Esses homens estavam aprendendo mais do que apenas xingar, mais do que disparar fuzis, mais do que o fato de que os limites de sua resistência física eram muito maiores do que tinham imaginado. Estavam aprendendo a obedecer instantaneamente, sem contestação. Pequenas infrações eram punidas no local mesmo em que eram praticadas, geralmente exigindo-se do infrator que fizesse exercícios de flexão. Infrações mais sérias custavam ao jovem sua licença de fim de semana ou várias horas de marcha com todo o equipamento de campanha na praça de armas. O exército tinha uma máxima, conta-nos Gordon: — Não podemos obrigá-lo a fazer nada, mas podemos fazê-lo arrepender-se de não o ter feito. — Reunidos pela própria indigência, mantidos junto pela marcação das cadências, cantando, e por suas experiências em comum, estavam tornando-se uma família.

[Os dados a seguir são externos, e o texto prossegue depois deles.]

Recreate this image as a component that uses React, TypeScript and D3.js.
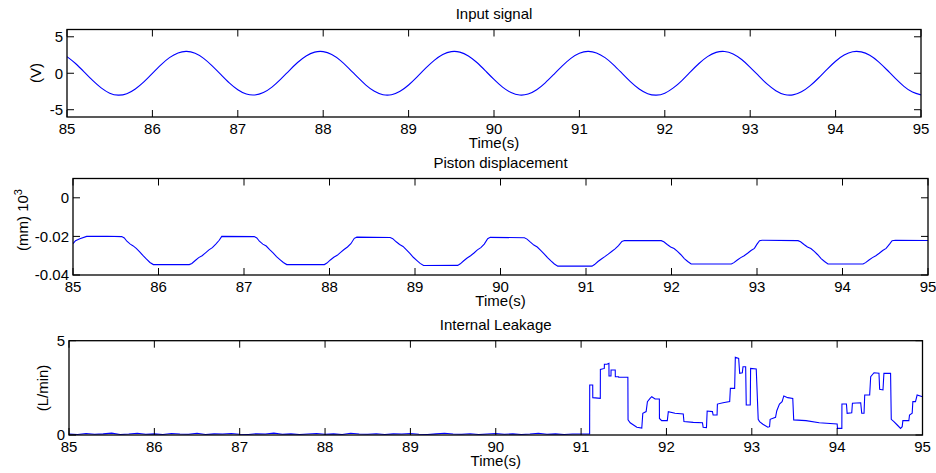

A companhia aprendeu a agir como unidade. Poucos dias depois de sua formação, seus 140 membros conseguiam realizar movimentos de direção e conversão, ou de meia-volta, como se fossem um só corpo. Ou iniciar movimento em marcha acelerada, ou de corrida. Ou ainda pôr-se ao chão para fazer flexões. Ou dizer em voz alta: — Sim, senhor! — Ou:

— Não, senhor — unissonamente.

Tudo isso era parte dos ritos de iniciação comuns a todos os exércitos. E também aprender a beber. Cerveja, quase que exclusivamente, na cooperativa militar, já que não havia nenhuma cidade nas proximidades. E muita cerveja. Entoavam canções de soldados e, invariavelmente, lá pelas últimas horas da noite, um deles insultava o outro com uma alusão à mãe, à namorada, à terra natal ou à região dele. Depois, brigavam, tal como jovens soldados costumam fazer, ensangüentando narizes ou enegrecendo olhos, antes de seguir cambaleantes para os alojamentos, bradando palavras de guerra, sustentando uns aos outros, criando laços de camaradagem.

O resultado desse compartilhamento de experiências era uma união desconhecida pelos de fora. Camaradas são mais que amigos, mais que irmãos. Sua amizade é diferente da que une amantes. Eles se conheciam e confiavam uns nos outros plenamente. Chegavam a conhecer as histórias de suas vidas, o que faziam antes de entrar para o exército, onde e quando se apresentaram como voluntários, o que gostavam de comer e beber e quais eram suas aptidões. Nas marchas noturnas, ouviam alguém tossir e sabiam quem era; nas manobras noturnas, viam alguém se movendo sorrateiramente através da floresta e, pela silhueta, sabiam quem era.